As of early 2026, the average effective tariff rate on U.S. imports — measured as duties collected relative to total import value after behavioral adjustments — stands near 9.9 percent. The import-weighted applied rate — reflecting statutory tariff schedules across products and trading partners — is approximately 13.5 percent. By historical comparison, those levels are the highest observed in the postwar era.

“Our peaceful trading partners are not our enemies; they are our allies. We should beware of the demagogues who are ready to declare a trade war against our friends — weakening our economy, our national security, and the entire free world — all while cynically waving the American flag.”

— President Ronald Reagan, Presidential Radio Address to the Nation on the Canadian Elections and Free Trade, November 26, 1988.

In 2025, U.S. customs duties — taxes on imported goods — totaled roughly $264 billion in gross collections.

Tariffs raise input costs and consumer prices, slowing economic activity and reducing income and payroll tax receipts.
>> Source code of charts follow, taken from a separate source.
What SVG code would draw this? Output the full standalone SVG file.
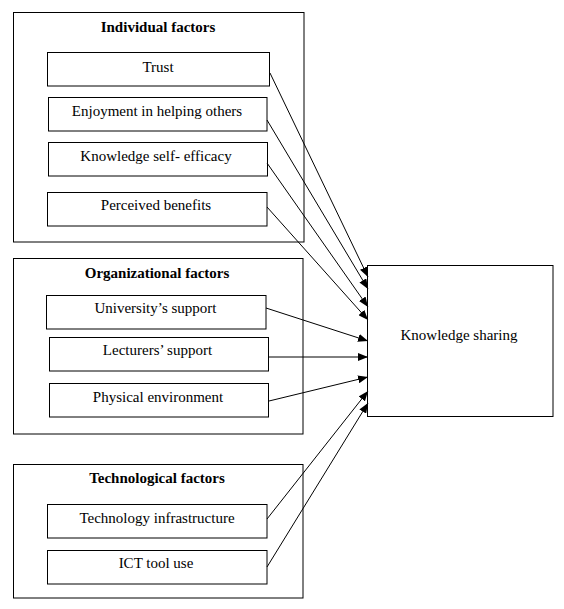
<svg xmlns="http://www.w3.org/2000/svg" width="564" height="609" viewBox="0 0 564 609">
<defs>
<marker id="ah" viewBox="0 0 10 8" refX="10" refY="4" markerWidth="10" markerHeight="8" markerUnits="userSpaceOnUse" orient="auto">
<path d="M0,0 L10,4 L0,8 Z" fill="#000"/>
</marker>
<style>
rect{fill:#fff;stroke:#000;stroke-width:1}
text{font-family:"Liberation Serif","Times New Roman",serif;font-size:15px;fill:#000;text-anchor:middle}
.h{font-weight:bold}
#connectors line{stroke:#000;stroke-width:1;marker-end:url(#ah)}
</style>
</defs>
<rect width="564" height="609" style="stroke:none"/>
<g id="individual">
<rect x="13.5" y="12.5" width="290.5" height="229.5"/>
<text class="h" x="158" y="32">Individual factors</text>
</g>
<g id="trust"><rect x="47.5" y="52.5" width="222" height="33.5"/><text x="158" y="72">Trust</text></g>
<g id="enjoyment"><rect x="48.5" y="97.5" width="218.5" height="33.5"/><text x="157" y="116">Enjoyment in helping others</text></g>
<g id="selfefficacy"><rect x="48.5" y="142.5" width="219" height="33.5"/><text x="156" y="161">Knowledge self- efficacy</text></g>
<g id="benefits"><rect x="47.5" y="192.5" width="219.5" height="33.5"/><text x="156" y="210">Perceived benefits</text></g>
<g id="organizational">
<rect x="13.5" y="258.5" width="289.5" height="175.5"/>
<text class="h" x="157" y="278">Organizational factors</text>
</g>
<g id="university"><rect x="46.5" y="295.5" width="219.5" height="33.5"/><text x="155.5" y="313">University’s support</text></g>
<g id="lecturers"><rect x="49.5" y="337.5" width="219" height="33.5"/><text x="157.5" y="355">Lecturers’ support</text></g>
<g id="physical"><rect x="49.5" y="383.5" width="219" height="33.5"/><text x="158" y="402">Physical environment</text></g>
<g id="technological">
<rect x="13.5" y="464.5" width="289.5" height="133.5"/>
<text class="h" x="157" y="483">Technological factors</text>
</g>
<g id="infrastructure"><rect x="47.5" y="504.5" width="219.5" height="33.5"/><text x="157" y="523">Technology infrastructure</text></g>
<g id="ict"><rect x="47.5" y="550.5" width="219.5" height="33.5"/><text x="156" y="568">ICT tool use</text></g>
<g id="knowledge"><rect x="367.5" y="265.5" width="185.5" height="151"/><text x="459" y="340">Knowledge sharing</text></g>
<g id="connectors">
<line x1="270" y1="73" x2="368" y2="277"/>
<line x1="267" y1="120" x2="368" y2="289"/>
<line x1="267" y1="163" x2="368" y2="307"/>
<line x1="267" y1="207" x2="368" y2="320"/>
<line x1="266" y1="308" x2="368" y2="341"/>
<line x1="269" y1="357" x2="368" y2="357"/>
<line x1="269" y1="401" x2="368" y2="377"/>
<line x1="267" y1="519" x2="368" y2="391"/>
<line x1="267" y1="567" x2="368" y2="403"/>
</g>
</svg>
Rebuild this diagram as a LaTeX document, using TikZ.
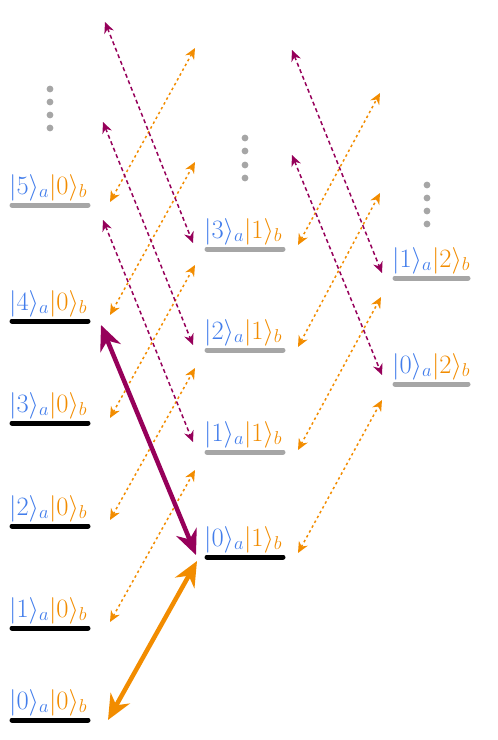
\RequirePackage{fix-cm}
\documentclass[tikz,border=0pt]{standalone}
\usetikzlibrary{arrows.meta}
\definecolor{ketblue}{RGB}{66,125,235}
\definecolor{ketorange}{RGB}{242,140,0}
\definecolor{ketpurple}{RGB}{150,0,90}
\definecolor{levelgray}{RGB}{166,166,166}
\newcommand\kab[2]{$\textcolor{ketblue}{|#1\rangle_a}\textcolor{ketorange}{|#2\rangle_b}$}
\tikzset{
  levelline/.style={line width=5pt, line cap=round},
  ketlabel/.style={inner sep=0pt, anchor=base west, font=\fontsize{26.5}{31}\selectfont},
  dotmark/.style={fill=levelgray, draw=none},
  dasharrow/.style={line width=1.5pt,
    {Stealth[length=11pt,width=10pt]}-{Stealth[length=11pt,width=10pt]}},
  orangedash/.style={dasharrow, ketorange, dash pattern=on 2.5pt off 3pt},
  purpledash/.style={dasharrow, ketpurple, dash pattern=on 4pt off 3pt},
  thickarrow/.style={line width=4.5pt,
    {Stealth[length=25pt,width=22pt]}-{Stealth[length=25pt,width=22pt]}}
}
\begin{document}
\begin{tikzpicture}[x=1pt,y=-1pt]
\useasboundingbox (0,0) rectangle (498,740);
% ---- levels, column 1 (b=0)
\foreach \n/\y/\c in {0/720/black,1/628/black,2/526/black,3/423/black,4/321/black,5/205/levelgray}{
  \coordinate (La\n) at (12,\y);
  \coordinate (Ra\n) at (88,\y);
  \draw[levelline,\c] (La\n) -- (Ra\n);
  \node[ketlabel] (ta\n) at (9,\y-11) {\kab{\n}{0}};
}
% ---- column 2 (b=1)
\foreach \n/\y/\c in {0/557/black,1/452/levelgray,2/350/levelgray,3/249/levelgray}{
  \coordinate (Lb\n) at (207,\y);
  \coordinate (Rb\n) at (283,\y);
  \draw[levelline,\c] (Lb\n) -- (Rb\n);
  \node[ketlabel] (tb\n) at (204,\y-11) {\kab{\n}{1}};
}
% ---- column 3 (b=2)
\foreach \n/\y in {0/384,1/278}{
  \coordinate (Lc\n) at (395,\y);
  \coordinate (Rc\n) at (468,\y);
  \draw[levelline,levelgray] (Lc\n) -- (Rc\n);
  \node[ketlabel] (tc\n) at (392,\y-11) {\kab{\n}{2}};
}
% ---- vertical dots
\foreach \y [count=\i] in {89,102,115,128}{\fill[dotmark] (50,\y) circle (3.4pt) coordinate (da\i);}
\foreach \y [count=\i] in {138,151,165,178}{\fill[dotmark] (245,\y) circle (3.4pt) coordinate (db\i);}
\foreach \y [count=\i] in {185,198,211,224}{\fill[dotmark] (427,\y) circle (3.4pt) coordinate (dc\i);}
% ---- arrow end points
% orange, column 1 -> column 2
\coordinate (o1s) at (110,622); \coordinate (o1e) at (195,470);
\coordinate (o2s) at (110,520); \coordinate (o2e) at (195,368);
\coordinate (o3s) at (110,418); \coordinate (o3e) at (195,265);
\coordinate (o4s) at (110,315); \coordinate (o4e) at (195,162);
\coordinate (o5s) at (110,202); \coordinate (o5e) at (195,48);
% orange, column 2 -> column 3
\coordinate (p0s) at (298,553); \coordinate (p0e) at (382,400);
\coordinate (p1s) at (298,450); \coordinate (p1e) at (381,297);
\coordinate (p2s) at (298,347); \coordinate (p2e) at (380,193);
\coordinate (p3s) at (298,245); \coordinate (p3e) at (380,93);
% purple, column 1 -> column 2
\coordinate (q1s) at (103,220); \coordinate (q1e) at (193,442);
\coordinate (q2s) at (103,122); \coordinate (q2e) at (193,345);
\coordinate (q3s) at (105,22);  \coordinate (q3e) at (193,243);
% purple, column 2 -> column 3
\coordinate (r0s) at (292,155); \coordinate (r0e) at (382,375);
\coordinate (r1s) at (292,50);  \coordinate (r1e) at (382,273);
% thick arrows
\coordinate (TOs) at (108,720); \coordinate (TOe) at (197,561);
\coordinate (TPs) at (101,325); \coordinate (TPe) at (196,555);
% ---- dashed arrows
\foreach \a in {o1,o2,o3,o4,o5,p0,p1,p2,p3}{\draw[orangedash] (\a s) -- (\a e);}
\foreach \a in {q1,q2,q3,r0,r1}{\draw[purpledash] (\a s) -- (\a e);}
% ---- thick arrows
\draw[thickarrow,ketpurple] (TPs) -- (TPe);
\draw[thickarrow,ketorange] (TOs) -- (TOe);
\end{tikzpicture}
\end{document}
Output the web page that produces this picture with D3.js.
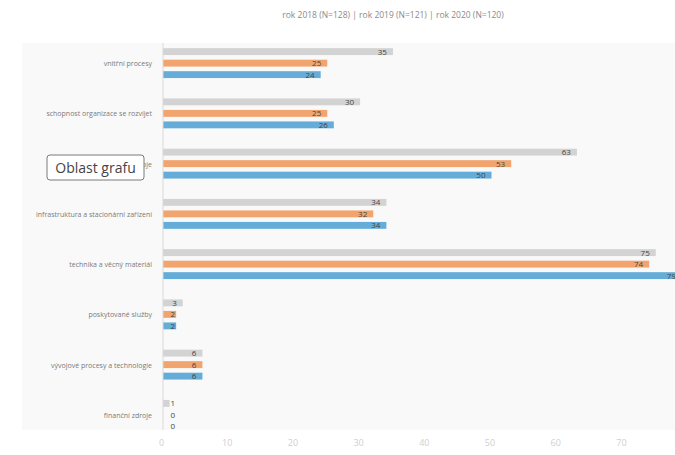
<!DOCTYPE html>
<html>
<head>
<meta charset="utf-8">
<script src="https://cdnjs.cloudflare.com/ajax/libs/d3/7.8.5/d3.min.js"></script>
<style>
  body { margin: 0; background: #fff; }
  text { font-family: "Open Sans", "DejaVu Sans", sans-serif; }
</style>
</head>
<body>
<script>
// data
const categories = [
  "vnitřní procesy",
  "schopnost organizace se rozvíjet",
  "lidské zdroje",
  "infrastruktura a stacionární zařízení",
  "technika a věcný materiál",
  "poskytované služby",
  "vývojové procesy a technologie",
  "finanční zdroje"
];
const seriesNames = ["rok 2018 (N=128)", "rok 2019 (N=121)", "rok 2020 (N=120)"];
const grey = [35, 30, 63, 34, 75, 3, 6, 1];
const orange = [25, 25, 53, 32, 74, 2, 6, 0];
const blue = [24, 26, 50, 34, 79, 2, 6, 0];
const ticks = [0, 10, 20, 30, 40, 50, 60, 70];
const colors = ["#d3d3d3", "#f2a46e", "#65add8"];

const w = 675, h = 455;
const series = [grey, orange, blue];

const svg = d3.select("body").append("svg")
  .attr("width", w)
  .attr("height", h);

// plot area
svg.append("rect")
  .attr("x", 22).attr("y", 43)
  .attr("width", w - 22).attr("height", 387)
  .attr("fill", "#f9f9f9");

const xScale = d3.scaleLinear().domain([0, 80]).range([163, 688.6]);
const yScale = d3.scaleBand().domain(categories).range([38, 440]);
const inner = d3.scaleBand().domain([0, 1, 2]).range([-17.25, 17.25])
  .paddingInner(0.4).paddingOuter(0.2);

// legend / title line
svg.append("text")
  .attr("x", 393).attr("y", 18)
  .attr("text-anchor", "middle")
  .attr("font-size", 8.5)
  .attr("fill", "#8a8a8a")
  .text(seriesNames.join("  |  "));

const groups = svg.selectAll("g.cat")
  .data(categories)
  .enter().append("g")
  .attr("class", "cat")
  .attr("transform", d => "translate(0," + (yScale(d) + yScale.bandwidth() / 2) + ")");

groups.append("text")
  .attr("x", 152)
  .attr("y", 3)
  .attr("text-anchor", "end")
  .attr("font-size", 7)
  .attr("fill", "#7a7a7a")
  .text(d => d);

series.forEach((vals, s) => {
  groups.append("rect")
    .attr("x", xScale(0))
    .attr("y", inner(s))
    .attr("width", (d, i) => xScale(vals[i]) - xScale(0))
    .attr("height", inner.bandwidth())
    .attr("fill", colors[s]);

  groups.append("text")
    .attr("x", (d, i) => Math.max(xScale(vals[i]) - 6, xScale(0) + 12))
    .attr("y", inner(s) + inner.bandwidth() / 2 + 3)
    .attr("text-anchor", "end")
    .attr("font-size", 8)
    .attr("fill", "#444")
    .text((d, i) => vals[i]);
});

// vertical axis line
svg.append("line")
  .attr("x1", xScale(0)).attr("x2", xScale(0))
  .attr("y1", 43).attr("y2", 430)
  .attr("stroke", "#d9d9d9");

// bottom tick labels (faded)
const xAxis = d3.axisBottom(xScale).tickValues(ticks).tickSize(0).tickPadding(0);
const ax = svg.append("g")
  .attr("transform", "translate(-2,440)")
  .call(xAxis);
ax.select(".domain").remove();
ax.selectAll("text")
  .attr("font-size", 9)
  .attr("fill", "#cfcfcf")
  .attr("font-family", "Open Sans, sans-serif");

// Excel-like tooltip "Oblast grafu" covering the third label
const tip = svg.append("g").attr("transform", "translate(47,155)");
tip.append("rect")
  .attr("width", 97).attr("height", 25)
  .attr("rx", 3)
  .attr("fill", "#fff")
  .attr("stroke", "#7a7a7a");
tip.append("text")
  .attr("x", 48.5).attr("y", 17.5)
  .attr("text-anchor", "middle")
  .attr("font-size", 14)
  .attr("fill", "#444")
  .text("Oblast grafu");
</script>
</body>
</html>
After accounting for those macroeconomic effects and expected shifts in trade and consumption, the net additional federal revenue attributable to newly imposed and expanded tariffs relative to pre-2025 policy is estimated at approximately $132 billion.

Allocated evenly across roughly 135 million U.S. households, that amounts to about $1,000 per household in 2025. Under the currently enacted and scheduled tariff structure — assuming no repeal or escalation — the comparable net figure rises to roughly $1,300 per household in 2026. Actual impacts vary by income level and by exposure to goods that rely heavily on imported inputs.

Tariffs are taxes imposed on imported goods at the border. Importers remit them to the federal government at the point of entry, but the economic burden passes through prices, wages, and profit margins across the domestic economy.

📊 Tariffs Quantified

  • Largest tax increase since 1993 (GDP share)

  • Highest tariff rate since 1946

  • ~$1,000 per household (2025)

  • ~$200B annual GDP drag

  • ~0.7% long-run GDP loss

  • ~436,000 jobs

In 2026, projected tariff revenue approaches $171 billion — roughly 0.54 percent of GDP. Measured relative to the size of the economy, that represents the largest single-year federal tax increase since 1993.

Over a ten-year horizon, conventional budget projections — which assume no economy-wide feedback effects — estimate roughly $2 trillion in tariff revenue from 2026 through 2035. On a dynamic basis, incorporating the projected reduction in economic output and the resulting decline in income and payroll tax receipts, the estimate falls to approximately $1.6 trillion. The difference reflects revenue lost to slower growth.

“We call a tariff a protective measure. It does protect; it protects the consumer very well against one thing. It protects the consumer against low prices.”

— Milton Friedman, “Free Trade: Producer versus Consumer”, lecture delivered April 27, 1978 (part of the Milton Friedman Speaks series).

Long-run macroeconomic modeling indicates that, before accounting for foreign retaliation, the current tariff structure reduces U.S. GDP by roughly 0.5 percent.

Including imposed and threatened retaliation, the estimated reduction approaches 0.7 percent. In an economy producing approximately $28 trillion annually, a 0.7 percent reduction corresponds to nearly $200 billion in foregone output each year.

These are long-run steady-state estimates — the economy after businesses, workers, and consumers have fully adjusted to the tariff structure. They are not projections of an immediate quarterly downturn. They measure the persistent economic drag embedded in the policy itself.